Q: And how was it becoming a grandfather?
A: That’s the highlight. I enjoy that. I have two grandkids — a grandson, Marcel, 10 months (child of Aneisha) and a grand- daughter, Laila, 3 (child of Naja). It’s like you get a second chance at being a parent, except you can take them home when they get on your nerves.
Q: What is your opinion about commonly held stereotypes about black fathers?
A: While there’s a perception or stereotype that fathers don’t want to help … that fathers don’t want to be held accountable, every father that I’ve come across since I’ve started working in this program is eager to be involved in their child’s life and to be financially supportive. And solid — to be accountable at all times — it’s just that they are faced with certain situations at times that makes that hard to navigate.
Q: How does this program help fathers navigate those situations?
A: The group discussions that we have each month are helpful. In them, you find that you’re not the only person in that situation, and you can kind of draw from the group the different challenges they face and how they handled it. Then use what you will from them to try and solve your own problems.
Q: What has been a success in your first six months on the job?
A: The first success I had was with a client that was homeless. We were able to find him housing. To some that may not sound like much, but to him it was everything. He’s not on anybody else’s whim on when he can be comfortable. And that means everything because now he can entertain his kids whenever he chooses. When you’re couch surfing and surviving like that, you really can’t bring your kids to that situation. So just helping him get stability is huge.

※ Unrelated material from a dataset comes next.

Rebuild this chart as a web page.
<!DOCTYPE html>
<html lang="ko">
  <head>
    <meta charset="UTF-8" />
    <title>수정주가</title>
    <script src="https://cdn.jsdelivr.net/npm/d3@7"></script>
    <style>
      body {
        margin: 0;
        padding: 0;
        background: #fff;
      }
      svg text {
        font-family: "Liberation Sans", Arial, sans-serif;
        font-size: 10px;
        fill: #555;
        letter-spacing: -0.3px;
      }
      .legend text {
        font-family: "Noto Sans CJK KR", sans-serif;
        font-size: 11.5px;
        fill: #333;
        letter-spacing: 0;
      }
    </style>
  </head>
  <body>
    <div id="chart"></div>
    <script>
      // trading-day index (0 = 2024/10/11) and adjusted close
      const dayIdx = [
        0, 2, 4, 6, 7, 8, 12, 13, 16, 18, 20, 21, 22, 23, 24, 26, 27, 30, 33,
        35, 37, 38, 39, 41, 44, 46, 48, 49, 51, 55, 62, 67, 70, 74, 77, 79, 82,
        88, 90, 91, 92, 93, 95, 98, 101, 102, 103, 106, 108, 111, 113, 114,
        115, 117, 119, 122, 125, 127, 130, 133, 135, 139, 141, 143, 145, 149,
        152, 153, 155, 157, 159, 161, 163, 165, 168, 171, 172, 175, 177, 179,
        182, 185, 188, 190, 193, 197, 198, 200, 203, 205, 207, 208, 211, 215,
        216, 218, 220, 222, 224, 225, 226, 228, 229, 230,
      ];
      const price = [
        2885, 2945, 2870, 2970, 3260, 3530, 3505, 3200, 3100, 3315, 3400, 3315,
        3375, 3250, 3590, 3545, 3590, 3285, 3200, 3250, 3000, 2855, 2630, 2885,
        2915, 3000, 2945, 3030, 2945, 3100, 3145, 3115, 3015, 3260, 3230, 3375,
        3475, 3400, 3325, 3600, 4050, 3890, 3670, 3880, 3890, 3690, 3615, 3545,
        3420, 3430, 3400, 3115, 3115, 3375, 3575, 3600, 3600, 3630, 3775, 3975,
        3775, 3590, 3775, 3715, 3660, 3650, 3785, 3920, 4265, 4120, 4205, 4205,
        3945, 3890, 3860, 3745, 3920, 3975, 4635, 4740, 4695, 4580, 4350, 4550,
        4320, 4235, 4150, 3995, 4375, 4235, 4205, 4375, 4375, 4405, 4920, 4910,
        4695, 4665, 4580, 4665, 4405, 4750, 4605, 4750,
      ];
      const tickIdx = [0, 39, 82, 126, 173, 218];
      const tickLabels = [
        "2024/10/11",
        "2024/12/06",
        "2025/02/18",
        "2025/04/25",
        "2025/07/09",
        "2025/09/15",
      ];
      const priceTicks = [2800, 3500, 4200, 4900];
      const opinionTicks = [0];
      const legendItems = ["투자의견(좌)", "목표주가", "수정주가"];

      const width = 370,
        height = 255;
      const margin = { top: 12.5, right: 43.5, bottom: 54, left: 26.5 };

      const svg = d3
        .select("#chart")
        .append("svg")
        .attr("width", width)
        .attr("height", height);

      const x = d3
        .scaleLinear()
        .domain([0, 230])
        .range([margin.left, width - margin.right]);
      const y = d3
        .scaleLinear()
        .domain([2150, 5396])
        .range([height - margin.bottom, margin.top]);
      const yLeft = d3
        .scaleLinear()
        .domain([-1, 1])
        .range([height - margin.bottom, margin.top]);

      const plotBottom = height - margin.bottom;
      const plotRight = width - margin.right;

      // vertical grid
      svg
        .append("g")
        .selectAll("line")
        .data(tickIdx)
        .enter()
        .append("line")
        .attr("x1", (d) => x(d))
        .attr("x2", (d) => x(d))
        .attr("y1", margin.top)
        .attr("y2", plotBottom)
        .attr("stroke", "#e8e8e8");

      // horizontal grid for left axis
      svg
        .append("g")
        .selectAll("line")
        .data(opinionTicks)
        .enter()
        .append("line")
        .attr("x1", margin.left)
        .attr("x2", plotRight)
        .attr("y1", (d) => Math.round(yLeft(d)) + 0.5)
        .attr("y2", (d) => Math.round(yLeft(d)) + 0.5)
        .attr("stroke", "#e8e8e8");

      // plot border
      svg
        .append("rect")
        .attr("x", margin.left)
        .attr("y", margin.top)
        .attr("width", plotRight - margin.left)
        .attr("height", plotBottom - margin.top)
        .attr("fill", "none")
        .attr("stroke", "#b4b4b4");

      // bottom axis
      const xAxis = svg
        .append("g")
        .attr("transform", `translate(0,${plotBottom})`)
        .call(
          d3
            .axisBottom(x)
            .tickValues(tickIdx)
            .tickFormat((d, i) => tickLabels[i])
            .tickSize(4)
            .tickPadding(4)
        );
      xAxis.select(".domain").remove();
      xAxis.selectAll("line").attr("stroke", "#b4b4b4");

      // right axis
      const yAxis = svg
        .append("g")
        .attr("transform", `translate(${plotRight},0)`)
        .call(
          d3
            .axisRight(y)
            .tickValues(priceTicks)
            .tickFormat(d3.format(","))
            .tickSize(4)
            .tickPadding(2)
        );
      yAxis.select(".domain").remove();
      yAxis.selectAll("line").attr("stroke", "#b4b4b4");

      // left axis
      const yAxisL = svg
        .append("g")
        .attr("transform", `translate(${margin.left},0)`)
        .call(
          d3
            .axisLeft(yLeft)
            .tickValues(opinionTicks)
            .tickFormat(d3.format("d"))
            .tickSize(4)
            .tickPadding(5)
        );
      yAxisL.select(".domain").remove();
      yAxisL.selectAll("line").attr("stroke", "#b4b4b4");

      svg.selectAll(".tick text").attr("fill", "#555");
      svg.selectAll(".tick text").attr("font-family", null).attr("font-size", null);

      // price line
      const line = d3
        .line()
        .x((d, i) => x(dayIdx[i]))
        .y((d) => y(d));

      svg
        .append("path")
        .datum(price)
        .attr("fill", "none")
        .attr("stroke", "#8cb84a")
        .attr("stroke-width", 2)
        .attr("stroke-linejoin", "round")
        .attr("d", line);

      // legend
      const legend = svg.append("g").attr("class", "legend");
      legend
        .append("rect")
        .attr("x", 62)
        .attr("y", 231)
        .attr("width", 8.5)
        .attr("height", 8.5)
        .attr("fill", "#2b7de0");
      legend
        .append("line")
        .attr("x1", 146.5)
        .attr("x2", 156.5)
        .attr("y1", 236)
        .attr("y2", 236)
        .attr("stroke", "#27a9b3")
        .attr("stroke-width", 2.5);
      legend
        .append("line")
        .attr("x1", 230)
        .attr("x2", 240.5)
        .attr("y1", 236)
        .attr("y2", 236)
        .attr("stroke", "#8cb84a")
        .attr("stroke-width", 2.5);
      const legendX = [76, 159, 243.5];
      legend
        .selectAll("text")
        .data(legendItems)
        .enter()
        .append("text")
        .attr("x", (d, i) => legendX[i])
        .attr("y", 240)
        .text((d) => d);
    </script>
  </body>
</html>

Q: How does that make you feel?
A: It makes me feel good because there’s a void in the community when it comes to resources for dads — not that there is a lack of resources, but dads often don’t have a clue as to how to find them. There’s always an agency or organization attempting to help women, and a lot of times fathers are forgotten in the equation when it is statistically proven time and time again that when there is a present father, the family is stronger. I think that’s why there is such a push to sustain this program. And that’s why I point my clients at the poster there (on the wall): “A healthy baby begins with you.”
Q: How can fathers in need connect with you?

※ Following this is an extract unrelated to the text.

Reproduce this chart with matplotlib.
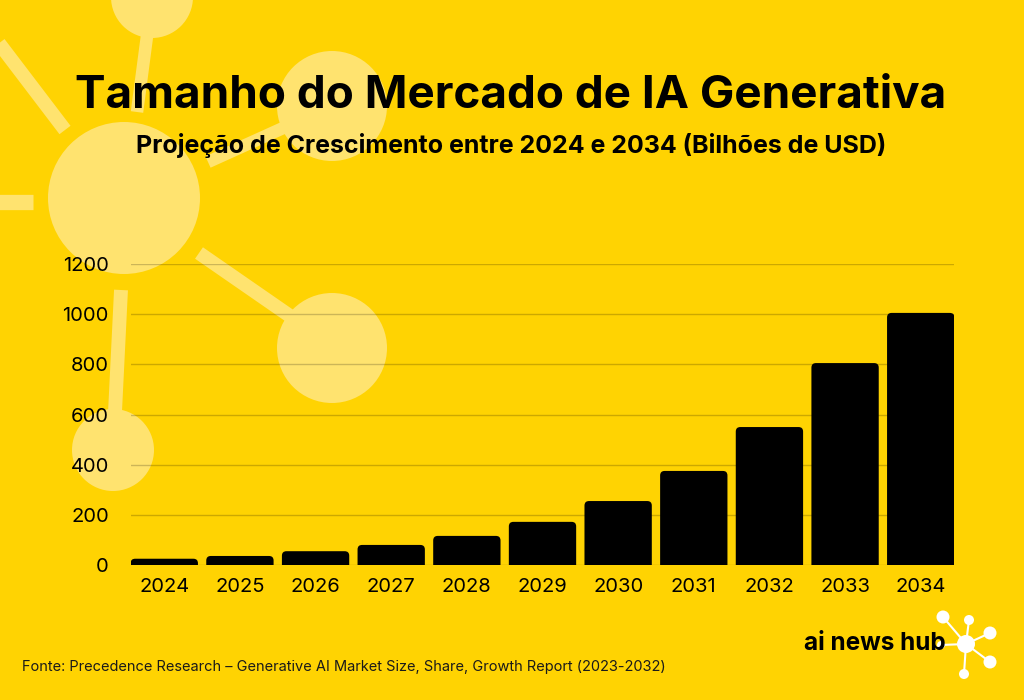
import matplotlib
matplotlib.use("Agg")
import matplotlib.pyplot as plt
from matplotlib.patches import Circle, FancyBboxPatch

years = ["2024", "2025", "2026", "2027", "2028", "2029", "2030", "2031", "2032", "2033", "2034"]
market_size = [25, 36, 55, 80, 116, 172, 255, 375, 550, 805, 1005]
y_ticks = [0, 200, 400, 600, 800, 1000, 1200]

title = "Tamanho do Mercado de IA Generativa"
subtitle = "Projeção de Crescimento entre 2024 e 2034 (Bilhões de USD)"
source = "Fonte: Precedence Research – Generative AI Market Size, Share, Growth Report (2023-2032)"

BG = "#FFD302"
PALE = "#FFE36F"
W, H = 1024, 700

plt.rcParams["font.family"] = ["Inter", "DejaVu Sans"]

fig = plt.figure(figsize=(W / 100, H / 100), dpi=100, facecolor=BG)

# camada de fundo em pixels
bg = fig.add_axes([0, 0, 1, 1], zorder=0)
bg.set_xlim(0, W)
bg.set_ylim(H, 0)
bg.axis("off")

for cx, cy, r in [(124, 198, 76), (152, -3, 41), (332, 106, 55), (332, 348, 55), (113, 450, 41)]:
    bg.add_patch(Circle((cx, cy), r, color=PALE, lw=0))
for x0, y0, x1, y1, lw in [(-5, 38, 65, 130, 10), (147, 36, 137, 112, 9), (208, 162, 292, 124, 9),
                           (199, 253, 290, 316, 10), (121, 290, 115, 412, 10), (-2, 202, 33, 202, 11)]:
    bg.plot([x0, x1], [y0, y1], color=PALE, lw=lw, solid_capstyle="butt")

# grafico
ax = fig.add_axes([131 / W, 1 - 565 / H, (954 - 131) / W, (565 - 264) / H], zorder=1)
ax.patch.set_alpha(0)
ax.set_xlim(-0.44, 10.44)
ax.set_ylim(0, 1200)
for s in ax.spines.values():
    s.set_visible(False)
ax.set_axisbelow(True)
ax.yaxis.grid(True, color="#000000", alpha=0.2, lw=1)
ax.xaxis.grid(False)
ax.set_yticks(y_ticks)
ax.set_xticks(range(len(years)))
ax.set_xticklabels(years)
ax.tick_params(length=0, labelsize=14.5, colors="black")
ax.tick_params(axis="y", pad=16)
ax.tick_params(axis="x", pad=9)

# barras com cantos arredondados, a base fica cortada pelo eixo
bar_w = 0.89
aspect = (301 / 1200) ** -1 * (823 / 10.88) ** 1
aspect = (1200 / 301) / (10.88 / 823)
for i, v in enumerate(market_size):
    ax.add_patch(FancyBboxPatch((i - bar_w / 2, -30), bar_w, v + 30,
                                boxstyle="round,pad=0,rounding_size=0.06",
                                mutation_aspect=aspect, fc="black", ec="none"))

fig.text(511 / W, 1 - 96 / H, title, ha="center", va="center", fontsize=33, fontweight="bold", color="black", zorder=3)
fig.text(511 / W, 1 - 146 / H, subtitle, ha="center", va="center", fontsize=18, fontweight="bold", color="black", zorder=3)
fig.text(22 / W, 1 - 667 / H, source, ha="left", va="center", fontsize=10.5, color="#1a1a1a", zorder=3)

# logo
bg.text(875, 644, "ai news hub", ha="center", va="center", fontsize=17.5, fontweight="bold", color="black")
hub = (966, 644)
for nx, ny, r in [(943, 617, 6.5), (969, 620, 5), (990, 633, 6.5), (990, 662, 6.5), (964, 674, 5), (941, 645, 4)]:
    bg.plot([hub[0], nx], [hub[1], ny], color="white", lw=1.5)
    bg.add_patch(Circle((nx, ny), r, color="white", lw=0))
bg.add_patch(Circle(hub, 9, color="white", lw=0))

fig.savefig("out.png", dpi=100, facecolor=BG)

A: They can reach out by emailing APitts@smnfswcc.org or calling (315) 317-4189. My office is located on the second floor of Syracuse Community Connections, 401 South Ave. Hours are set by appointment, so best to reach out by email or phone first.

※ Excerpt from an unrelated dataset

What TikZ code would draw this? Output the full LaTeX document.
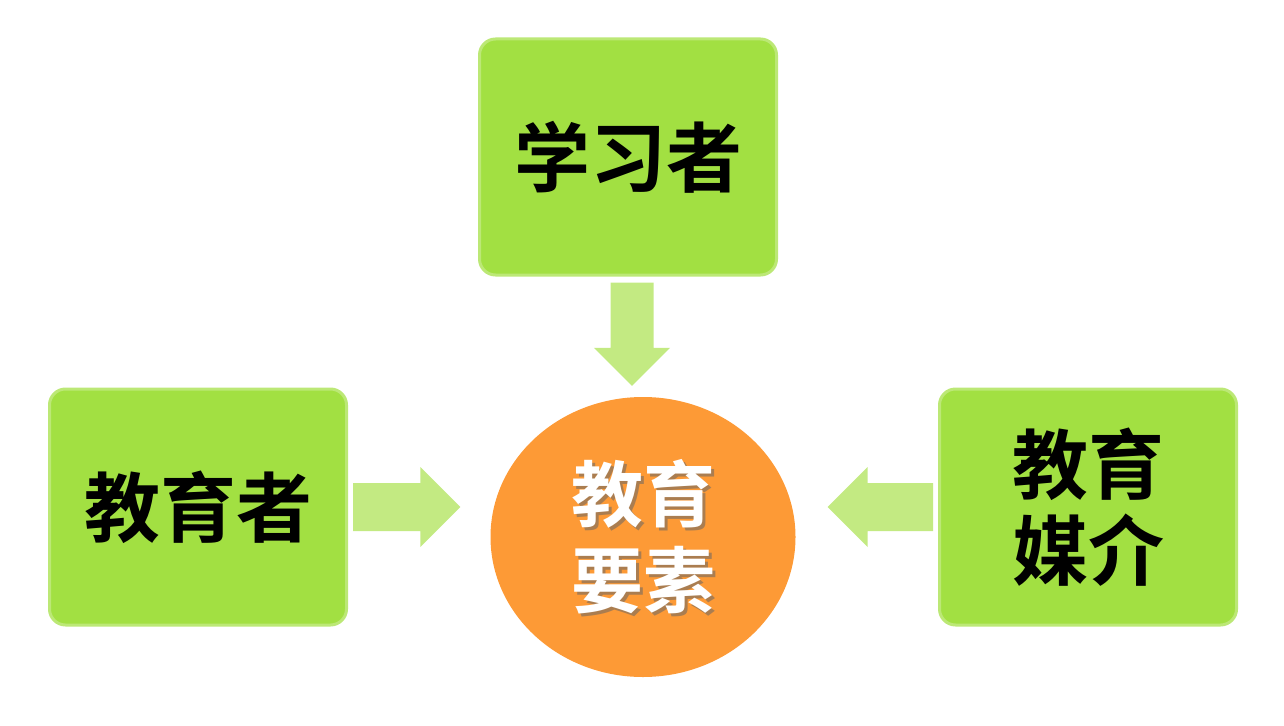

Q: Any advice for first-time dads?
A: Don’t stress yourself out about your financial situation because that can change with work, but you have to be present. If you’re not working and the mother is, then you watch the baby while the mother works so she doesn’t have to pay child care. At the end of the day, help her road to be easier. As long as you’re doing that, everything will be fine.
Q: Final thoughts?
A: I’m just trying to make sure as many fathers as possible take the opportunity to enjoy fatherhood. It’s a challenge, but it’s a beautiful thing. My relationship with my youngest son, because I’m a single dad with him, we’re together all the time, it shows me what I missed out on with my other four kids. I was actively involved in their lives, but I was doing a lot of ripping and running. Now I make sure to take the time to enjoy it — enjoy every milestone. There’s nothing like seeing your child succeed in something he’s trying to accomplish. And when your assistance is needed — it makes you feel great.